Competing efforts to lease up high-profile new apartment buildings like 727 West Madison Street, the Cooper at Southbank and One Bennett Park have forced leasing teams to temper their starting rents and trot out concessions to lure tenants, according to David Bradley, regional manager of Marcus & Millichap’s Chicago office.

But the renter’s market won’t last forever, especially if the steady stream of corporate relocations keeps adding new jobs Downtown, Bradley said.

“The new construction that’s very visible Downtown may give you the impression that at some point we’ll become overbuilt,” Bradley said. “But based on our assessment of the whole situation, there’s still plenty of room to run.”

The report projects about 30,000 jobs to be added this year, fewer than the 34,500 jobs created in 2018 but enough to maintain an open pipeline of renters looking for homes, he said.

Sign Up for the undefined Newsletter

“It’s going to take a bit of time for these additional units to be absorbed, and we’re not going to see double-digit rent growth,” Bradley said. “But vacancy is going to do pretty well as jobs continue to be created, especially Downtown, where the sense I get … is that deliveries are not catching up to demand.”

The Marcus & Millichap forecasts published during the last two years aimed high in their job growth projections, overestimating the number by 46,000 in 2017 and by 5,500 in 2018, according to subsequent years’ reports.

Last year’s report also overestimated unit deliveries for 2018, predicting 9,900 new units and an uptick in vacancy. Instead, 9,200 apartments were completed and vacancy fell by 40 basis points.

Developers are on pace to open about 4,400 new apartments inside the city this year, a post-recession record.
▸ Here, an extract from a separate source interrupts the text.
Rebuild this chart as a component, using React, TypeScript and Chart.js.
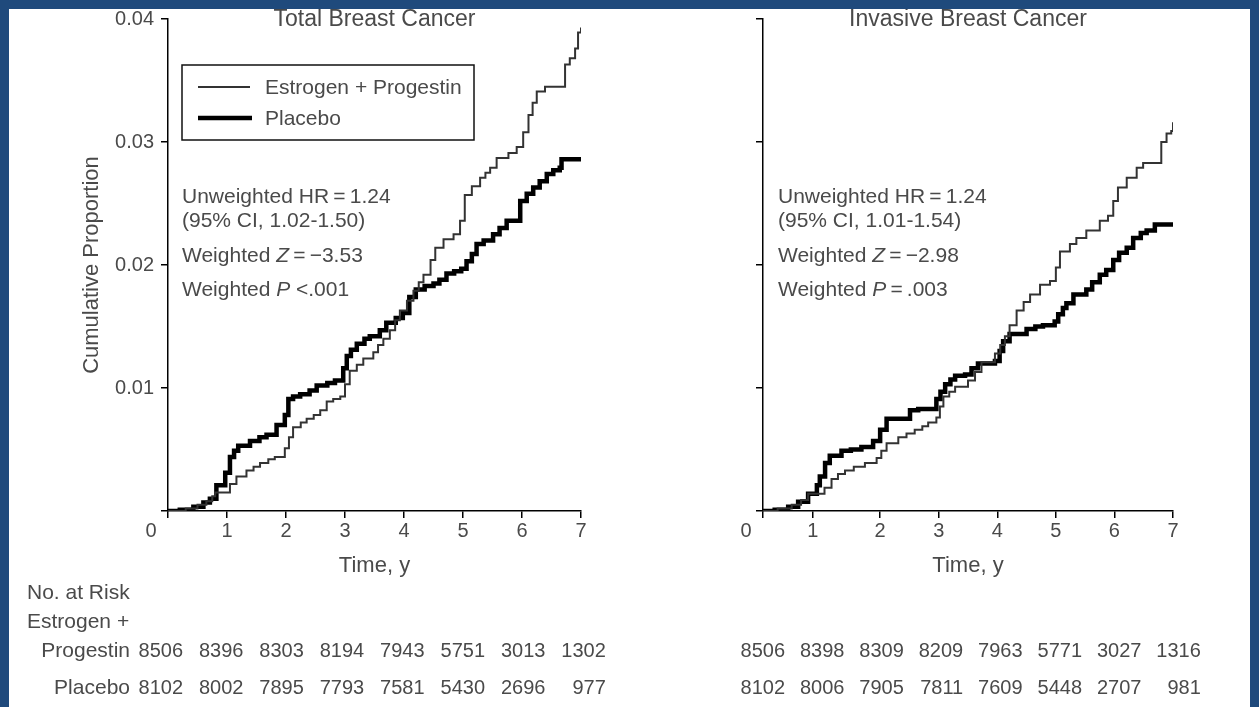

Nearly half those units will materialize in the South Loop, where the 800-unit NEMA Chicago, the 479-unit Essex on the Park and the 500-unit tower at 1326 South Michigan Avenue are all speeding toward completion.

But while skyline-shifting towers are adding the most units, mid-size apartment buildings in more affordable neighborhoods still may generate the best return for outside investors, according to researchers.

Marcus & Millichap estimates property owners who buy apartment buildings of 50 units or fewer in neighborhoods like Ukrainian Village, Logan Square and Lakeview can see yields of 5 percent or more — especially if they renovate older buildings and raise rents, a practice developer Mark Fishman has become infamous for repeating in Logan Square.

The allure of high returns has drawn a flood of buyers from both coasts and even from overseas, where more expensive land limits their buying power, Bradley said.

“It’s become common for us to a get call from a 29-year-old guy who made a couple million on a tech venture in California, and wants to invest here,” Bradley said. “If you look at what kind of real estate $2 million buys you in San Francisco, it’s not much. Here, it can get you a 20-unit building in some neighborhoods.”